Cuando ocurría el sismo de 1985 yo teníaa solo 2 años y aunque muchos no me creen, recuerdo haber estado en las escaleras de mi casa en Zitácuaro, Michoacán, sujetándome del barandal viendo cómo todo se moví­a y escuchaba los gritos de una de mis tías diciendo que estaba temblando. Así­ fue como conocí­ lo que era un temblor y al no tener televisión, conocí­ las historias de dicho terremoto a la distancia de los años. Hemos hecho simulacros y de vez en cuando ha temblado en Toluca, donde ahora radico, pero afortunadamente siempre se habí­an sentido muy leves. Al evacuar los edificios escuchaba risas y un ambiente "relajado" pero esta vez fue diferente.

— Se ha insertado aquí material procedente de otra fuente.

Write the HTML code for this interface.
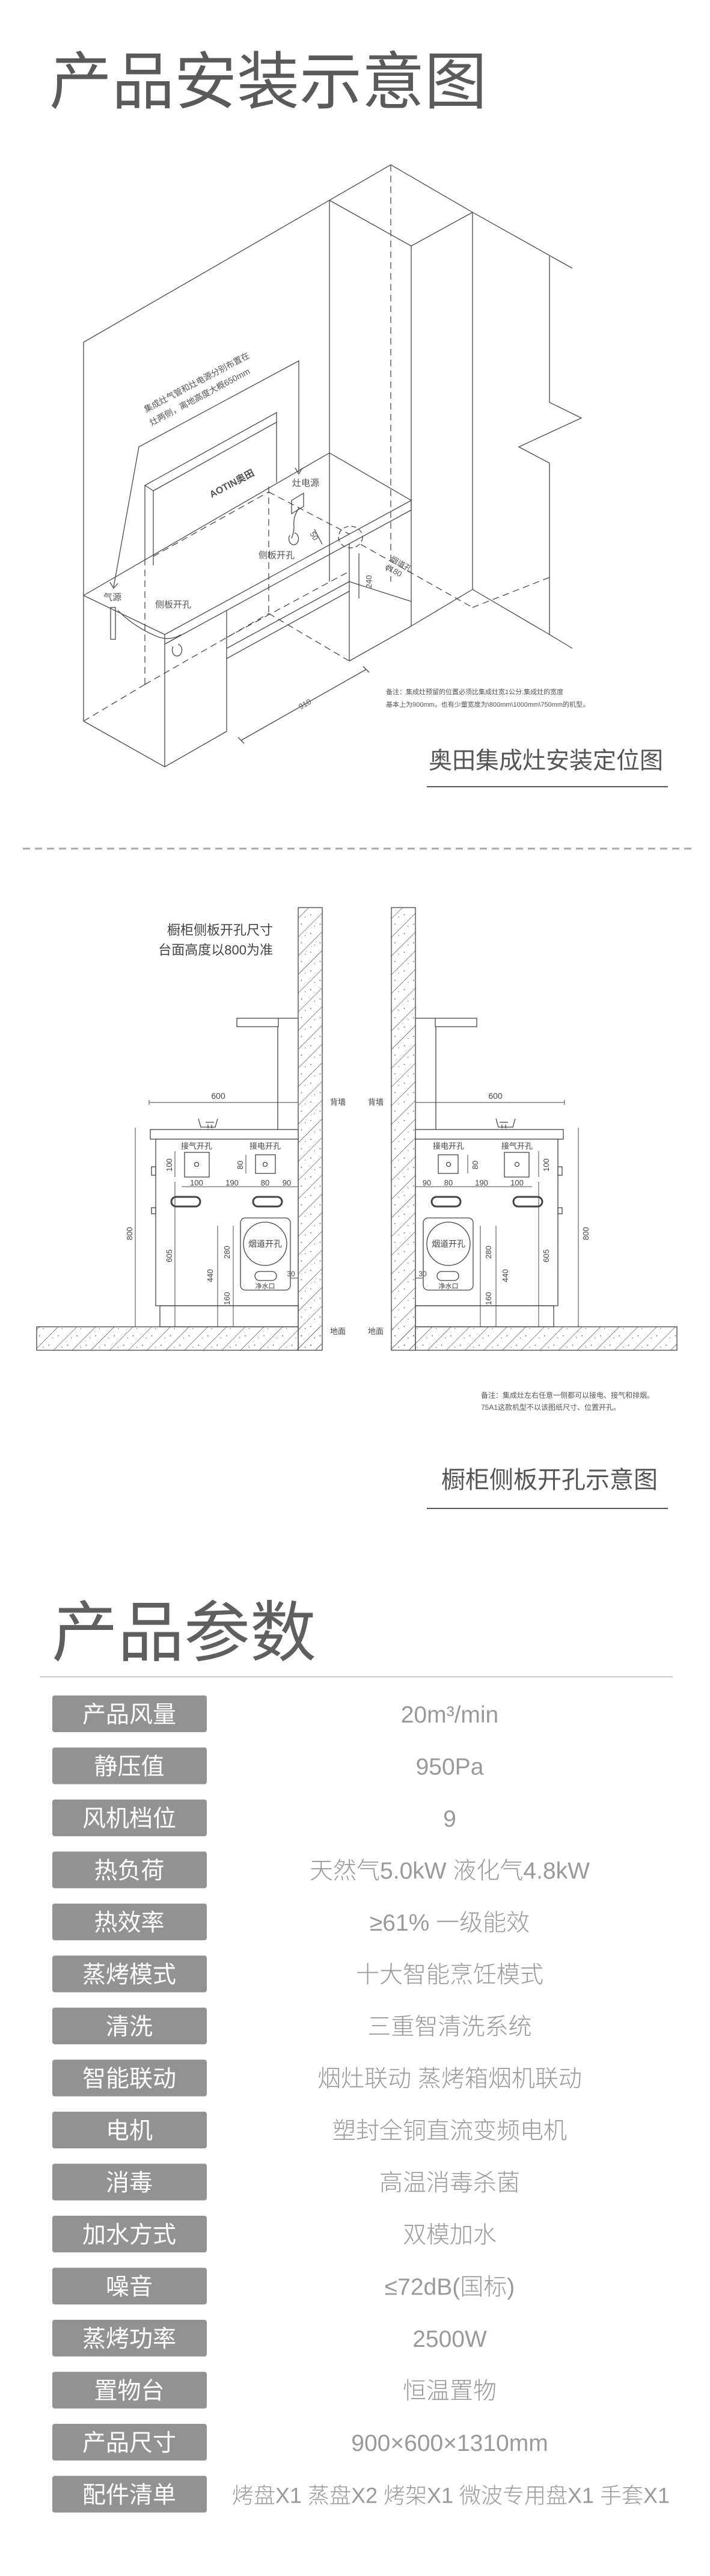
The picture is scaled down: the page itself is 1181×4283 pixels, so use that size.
<!DOCTYPE html>
<html><head><meta charset="utf-8"><style>
html,body{margin:0;padding:0;background:#fff}
svg{display:block}
text{font-family:"Liberation Sans","Noto Sans CJK SC",sans-serif}
</style></head><body>
<svg width="1181" height="4283" viewBox="0 0 1181 4283" xmlns="http://www.w3.org/2000/svg">
<defs>
<pattern id="hatch" width="22" height="22" patternUnits="userSpaceOnUse" patternTransform="rotate(45)">
<line x1="0" y1="0" x2="0" y2="22" stroke="#444" stroke-width="1.2"/>
<circle cx="11" cy="6" r="0.9" fill="#555"/><circle cx="7" cy="15" r="0.7" fill="#555"/>
</pattern>
</defs>
<rect width="1181" height="4283" fill="#fff"/>

<!-- Title 1 -->
<text x="82" y="172" font-size="104" fill="#5a5a5a" font-family="'Noto Sans CJK SC',sans-serif">产品安装示意图</text>

<!-- Isometric drawing -->
<g stroke="#4a4a4a" stroke-width="1.3" fill="none">
<polyline points="139,1199 139,569 650,274 786,353 952,446"/>
<polyline points="548,333 684,409 786,353"/>
<line x1="548" y1="333" x2="548" y2="967"/>
<line x1="684" y1="409" x2="684" y2="1041"/>
<line x1="786" y1="353" x2="786" y2="980"/>
<polyline points="914,426 914,669 967,695 863,743 914,770 914,1055 952,1078"/>
<line x1="786" y1="980" x2="914" y2="1055"/>
<line x1="684" y1="1041" x2="786" y2="980"/>
<!-- counter -->
<polyline points="139,990 274,1055 684,832 548,753"/>
<line x1="139" y1="990" x2="548" y2="753"/>
<line x1="274" y1="1071" x2="684" y2="848"/>
<line x1="684" y1="832" x2="684" y2="848"/>
<line x1="274" y1="1055" x2="274" y2="1275"/>
<line x1="139" y1="1199" x2="274" y2="1275"/>
<line x1="274" y1="1275" x2="377" y2="1216"/>
<line x1="377" y1="1015" x2="377" y2="1216"/>
<line x1="581" y1="904" x2="581" y2="1099"/>
<line x1="377" y1="1078" x2="581" y2="967"/>
<line x1="377" y1="1095" x2="581" y2="983"/>
<line x1="581" y1="1099" x2="684" y2="1041"/>
<line x1="581" y1="967" x2="684" y2="1000"/>
<!-- hood panel -->
<polyline points="241,929 241,807 460,686 460,802"/>
<polyline points="241,807 255,816 255,940"/>
<line x1="255" y1="816" x2="460" y2="702"/>
<text x="352" y="828" font-size="16" font-weight="bold" fill="#555" stroke="none" transform="rotate(-28 352 828)">AOTIN奥田</text>
<!-- annotation -->
<polyline points="189,976 231,743 497,600 497,785"/>
<polyline points="183,968 189,978 196,970"/>
<polyline points="491,778 497,788 503,778"/>
<!-- socket -->
<polygon points="485,832 505,820 505,842 485,854"/>
<path d="M497,845 q-10,15 -8,30 q0,10 -4,20"/>
<path d="M482,890 a8,10 0 1,0 8,-4"/>
<path d="M196,1015 q30,30 70,45 q20,5 35,-5"/>
<path d="M288,1075 a8,10 0 1,0 8,-4"/>
<rect x="184" y="1010" width="8" height="53"/>
<ellipse cx="583" cy="893" rx="20" ry="18" stroke-dasharray="8 5"/>
<line x1="597" y1="920" x2="597" y2="995"/>
<line x1="523" y1="880" x2="536" y2="905"/>
<!-- dashed -->
<g stroke-dasharray="11 7">
<line x1="650" y1="274" x2="650" y2="967"/>
<line x1="139" y1="1199" x2="241" y2="1138"/>
<line x1="241" y1="1138" x2="241" y2="929"/>
<line x1="241" y1="1138" x2="447" y2="1020"/>
<line x1="447" y1="1020" x2="581" y2="1099"/>
<line x1="447" y1="809" x2="447" y2="1020"/>
<line x1="255" y1="925" x2="447" y2="818"/>
<line x1="447" y1="818" x2="581" y2="888"/>
<line x1="377" y1="1060" x2="581" y2="950"/>
<line x1="600" y1="905" x2="786" y2="1010"/>
<line x1="786" y1="1010" x2="914" y2="960"/>
</g>
<!-- 910 dim -->
<line x1="401" y1="1231" x2="609" y2="1113"/>
<line x1="396" y1="1226" x2="406" y2="1236"/><line x1="604" y1="1108" x2="614" y2="1118"/>
</g>
<g fill="#555" font-size="13">
<text x="243" y="686" font-size="14" transform="rotate(-28 243 686)">集成灶气管和灶电源分别布置在</text>
<text x="252" y="708" font-size="14" transform="rotate(-28 252 708)">灶两侧，离地高度大概650mm</text>
<text x="486" y="808" font-size="15">灶电源</text>
<text x="430" y="928" font-size="15">侧板开孔</text>
<text x="172" y="998" font-size="15">气源</text>
<text x="258" y="1010" font-size="15">侧板开孔</text>
<text x="500" y="1180" transform="rotate(-30 500 1180)">910</text>
<text x="618" y="978" transform="rotate(-90 618 978)">240</text>
<text x="515" y="887" transform="rotate(60 515 887)">50</text>
<text x="648" y="932" transform="rotate(30 648 932)">烟道孔</text>
<text x="640" y="945" transform="rotate(30 640 945)">ϕ180</text>
<text x="642" y="1154" font-size="11">备注：集成灶预留的位置必须比集成灶宽1公分.集成灶的宽度</text>
<text x="642" y="1175" font-size="11">基本上为900mm，也有少量宽度为\800mm\1000mm\750mm的机型。</text>
</g>
<text x="713" y="1278" font-size="39" fill="#555" font-family="'Noto Sans CJK SC',sans-serif">奥田集成灶安装定位图</text>
<line x1="710" y1="1308" x2="1111" y2="1308" stroke="#555" stroke-width="2"/>
<line x1="38" y1="1411" x2="1150" y2="1411" stroke="#aaa" stroke-width="3" stroke-dasharray="12 8"/>

<!-- Section 2 -->
<g fill="#444" font-size="22">
<text x="454" y="1554" text-anchor="end">橱柜侧板开孔尺寸</text>
<text x="454" y="1587" text-anchor="end">台面高度以800为准</text>
</g>
<!-- walls & floor -->
<g stroke="#444" stroke-width="1.3">
<rect x="496" y="1509" width="40" height="736" fill="url(#hatch)"/>
<rect x="61" y="2206" width="435" height="39" fill="url(#hatch)"/>
<rect x="651" y="1509" width="40" height="736" fill="url(#hatch)"/>
<rect x="691" y="2206" width="435" height="39" fill="url(#hatch)"/>
</g>
<rect x="497" y="2207" width="38" height="37" fill="url(#hatch)"/>
<rect x="652" y="2207" width="38" height="37" fill="url(#hatch)"/>
<g id="cab" stroke="#444" stroke-width="1.3" fill="none">
<rect x="250" y="1878" width="246" height="16" fill="#fff"/>
<rect x="259" y="1894" width="237" height="277" fill="#fff"/>
<rect x="266" y="2171" width="230" height="35"/>
<rect x="394" y="1693" width="69" height="14"/>
<line x1="463" y1="1693" x2="496" y2="1693"/>
<line x1="462" y1="1707" x2="462" y2="1878"/>
<path d="M330,1860 l4,14 h24 l4,-14 M342,1866 h14 M346,1870 v6 M352,1870 v6" />
<rect x="252" y="1940" width="7" height="14"/><rect x="252" y="2008" width="7" height="10"/>
<rect x="307" y="1916" width="41" height="41"/><circle cx="327" cy="1936" r="3.5"/>
<rect x="425" y="1920" width="33" height="31"/><circle cx="441" cy="1936" r="3.5"/>
<rect x="285" y="1990" width="48" height="16" rx="8" stroke-width="3"/>
<rect x="421" y="1990" width="48" height="16" rx="8" stroke-width="3"/>
<rect x="400" y="2025" width="83" height="120" rx="8" fill="#fff"/>
<circle cx="441" cy="2068" r="36"/>
<rect x="424" y="2114" width="36" height="15" rx="7.5"/>
<g stroke-width="1">
<line x1="248" y1="1833" x2="496" y2="1833"/>
<line x1="248" y1="1829" x2="248" y2="1837"/>
<line x1="302" y1="1973" x2="496" y2="1973"/>
<line x1="225" y1="1875" x2="225" y2="2206"/>
<line x1="291" y1="1914" x2="291" y2="1957"/>
<line x1="291" y1="1965" x2="291" y2="2206"/>
<line x1="362" y1="2038" x2="362" y2="2206"/>
<line x1="388" y1="2038" x2="388" y2="2206"/>
<line x1="409" y1="1920" x2="409" y2="1951"/>
<line x1="483" y1="2125" x2="496" y2="2125"/>
</g>
</g>
<use href="#cab" transform="translate(1187,0) scale(-1,1)"/>
<g fill="#444" font-size="13" text-anchor="middle">
<text x="562" y="1837">背墙</text><text x="625" y="1837">背墙</text>
<text x="562" y="2218">地面</text><text x="625" y="2218">地面</text>
<text x="363" y="1827" font-size="14">600</text><text x="824" y="1827" font-size="14">600</text>
<text x="327" y="1910">接气开孔</text><text x="441" y="1910">接电开孔</text>
<text x="746" y="1910">接电开孔</text><text x="860" y="1910">接气开孔</text>
<text x="327" y="1971">100</text><text x="386" y="1971">190</text><text x="441" y="1971">80</text><text x="477" y="1971">90</text>
<text x="710" y="1971">90</text><text x="746" y="1971">80</text><text x="801" y="1971">190</text><text x="860" y="1971">100</text>
<text x="441" y="2073" font-size="14">烟道开孔</text><text x="746" y="2073" font-size="14">烟道开孔</text>
<text x="441" y="2142" font-size="11">净水口</text><text x="746" y="2142" font-size="11">净水口</text>
<text x="484" y="2122" font-size="12">30</text><text x="703" y="2122" font-size="12">30</text>
<text transform="translate(220,2051) rotate(-90)">800</text>
<text transform="translate(286,2088) rotate(-90)">605</text>
<text transform="translate(354,2121) rotate(-90)">440</text>
<text transform="translate(382,2082) rotate(-90)">280</text>
<text transform="translate(382,2159) rotate(-90)">160</text>
<text transform="translate(286,1937) rotate(-90)">100</text>
<text transform="translate(404,1937) rotate(-90)">80</text>
<text transform="translate(979,2051) rotate(-90)">800</text>
<text transform="translate(913,2088) rotate(-90)">605</text>
<text transform="translate(845,2121) rotate(-90)">440</text>
<text transform="translate(817,2082) rotate(-90)">280</text>
<text transform="translate(817,2159) rotate(-90)">160</text>
<text transform="translate(913,1937) rotate(-90)">100</text>
<text transform="translate(795,1937) rotate(-90)">80</text>
</g>
<g fill="#555" font-size="12">
<text x="800" y="2324">备注：集成灶左右任意一侧都可以接电、接气和排烟。</text>
<text x="800" y="2344">75A1这款机型不以该图纸尺寸、位置开孔。</text>
</g>
<text x="734" y="2474" font-size="40" fill="#555" font-family="'Noto Sans CJK SC',sans-serif">橱柜侧板开孔示意图</text>
<line x1="710" y1="2508" x2="1111" y2="2508" stroke="#555" stroke-width="2"/>

<!-- Section 3 -->
<text x="86" y="2753" font-size="110" fill="#5f5f5f" font-family="'Noto Sans CJK SC',sans-serif">产品参数</text>
<line x1="67" y1="2788" x2="1119" y2="2788" stroke="#ccc" stroke-width="2"/>
<g font-family="'Noto Sans CJK SC',sans-serif" font-size="39" text-anchor="middle">
<g fill="#929292">
<rect x="87" y="2819" width="257" height="61" rx="4"/>
<rect x="87" y="2905.5" width="257" height="61" rx="4"/>
<rect x="87" y="2992" width="257" height="61" rx="4"/>
<rect x="87" y="3078.5" width="257" height="61" rx="4"/>
<rect x="87" y="3165" width="257" height="61" rx="4"/>
<rect x="87" y="3251.5" width="257" height="61" rx="4"/>
<rect x="87" y="3338" width="257" height="61" rx="4"/>
<rect x="87" y="3424.5" width="257" height="61" rx="4"/>
<rect x="87" y="3511" width="257" height="61" rx="4"/>
<rect x="87" y="3597.5" width="257" height="61" rx="4"/>
<rect x="87" y="3684" width="257" height="61" rx="4"/>
<rect x="87" y="3770.5" width="257" height="61" rx="4"/>
<rect x="87" y="3857" width="257" height="61" rx="4"/>
<rect x="87" y="3943.5" width="257" height="61" rx="4"/>
<rect x="87" y="4030" width="257" height="61" rx="4"/>
<rect x="87" y="4116.5" width="257" height="61" rx="4"/>
</g>
<g fill="#fff">
<text x="215" y="2864">产品风量</text>
<text x="215" y="2950.5">静压值</text>
<text x="215" y="3037">风机档位</text>
<text x="215" y="3123.5">热负荷</text>
<text x="215" y="3210">热效率</text>
<text x="215" y="3296.5">蒸烤模式</text>
<text x="215" y="3383">清洗</text>
<text x="215" y="3469.5">智能联动</text>
<text x="215" y="3556">电机</text>
<text x="215" y="3642.5">消毒</text>
<text x="215" y="3729">加水方式</text>
<text x="215" y="3815.5">噪音</text>
<text x="215" y="3902">蒸烤功率</text>
<text x="215" y="3988.5">置物台</text>
<text x="215" y="4075">产品尺寸</text>
<text x="215" y="4161.5">配件清单</text>
</g>
<g fill="#9a9a9a" font-weight="300">
<text x="748" y="2864">20m³/min</text>
<text x="748" y="2950.5">950Pa</text>
<text x="748" y="3037">9</text>
<text x="748" y="3123.5">天然气5.0kW 液化气4.8kW</text>
<text x="748" y="3210">≥61%  一级能效</text>
<text x="748" y="3296.5">十大智能烹饪模式</text>
<text x="748" y="3383">三重智清洗系统</text>
<text x="748" y="3469.5">烟灶联动 蒸烤箱烟机联动</text>
<text x="748" y="3556">塑封全铜直流变频电机</text>
<text x="748" y="3642.5">高温消毒杀菌</text>
<text x="748" y="3729">双模加水</text>
<text x="748" y="3815.5">≤72dB(国标)</text>
<text x="748" y="3902">2500W</text>
<text x="748" y="3988.5">恒温置物</text>
<text x="748" y="4075">900×600×1310mm</text>
<text x="750" y="4161.5" font-size="36">烤盘X1 蒸盘X2 烤架X1 微波专用盘X1 手套X1</text>
</g>
</g>
</svg>
</body></html>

Era el 19 de septiembre, traíamos a flor de piel el homenaje a los fallecidos 32 años antes y la sacudida esta vez nos parecí­a abrir una vieja herida. Esta vez no hubo risas, había caras de pánico y de hacer todo bien para ponernos a salvo ante algo que esta generación Millenial nunca habí­a experimentado. Al manejar por las calles de Toluca veía árboles caídos, cristales rotos, pero las noticias y redes sociales nos alertaban de algo que no esperábamos.

Al día siguiente recibí­ una llamada de un amigo donde me pedía ayuda para Ocuilán una población que me queda a 45 minutos de casa, así que decidí ir a ver lo que sucedía. No pudimos llegar por la ruta marcada por el GPS porque la carretera estaba con toneladas de tierra y rocas que la habían bloqueado. Cambiamos entonces el plan y nos dijeron que podíamos llegar por Joquicingo, una población que queda a 30 minutos de nuestra casa.

Ver las imágenes era desgarrador, casas derrumbadas con las personas afuera, personas que lo habí­an perdido todo pero al mismo tiempo, todos los civiles, mensajeros de una gran solidaridad que parece estar dentro del ADN de los mexicanos solo detonable ante la tragedia - pero que independientemente de todo hizo que abarrotáramos las carreteras y calles de Joquicingo para entregar de mano en mano agua para los rescatistas, para el ejército y para los cientos de voluntarios apoyando a las personas directamente.

Se dice que hay que ayudar desde el anonimato; sin embargo, ¿Cómo inspirar a las personas que están cómodamente sentadas viendo las imágenes que a veces ya no se creen de las televisoras? ¿Cómo poder ayudar más porque ya nos habí­amos gastado lo que tení­amos? Entonces mis amigos me recomendaron abrir un MoneyPool y mi sorpresa fue que de un dí­a para otro logró recaudar dinero suficiente para llevar una segunda carga de víveres a otras comunidades más alejadas.

Pude darme cuenta que habí­a personas que se encuentran enfermas y que no pueden ir fácilmente a los centros de acopio y si bien sus casas no se derrumbaron, sufrieron daños y al estar la economí­a paralizada, ¿De dónde van a comer? Fue entonces que mi propósito de vida me impulsó a crear estrategias de ayuda a las comunidades y cómo no sentir ese impulso cuando fuimos testigos de mujeres cargando vigas que los hombres cortaban, mientras los niños más grandes cuidaban de sus hermanos más pequeños en Santa Lucía.

Estas tragedias que nos hacen sentir vulnerables, también son capaces de sacar nuestra mejor versión que esperemos pueda sostenerse a lo largo del tiempo y no quede en el olvido. En lo personal, hay un Alberto antes y uno después de haber sentido de cerca las muestras de afecto de quienes recibí­an, pues como dice Martin Seligman, padre de la Psicología Positiva, La emoción de dar es mucho más intensa que la de recibir, así­ que el agradecido soy yo. Gracias a las decenas de personas que aúnn siguen ayudándonos a ayudar.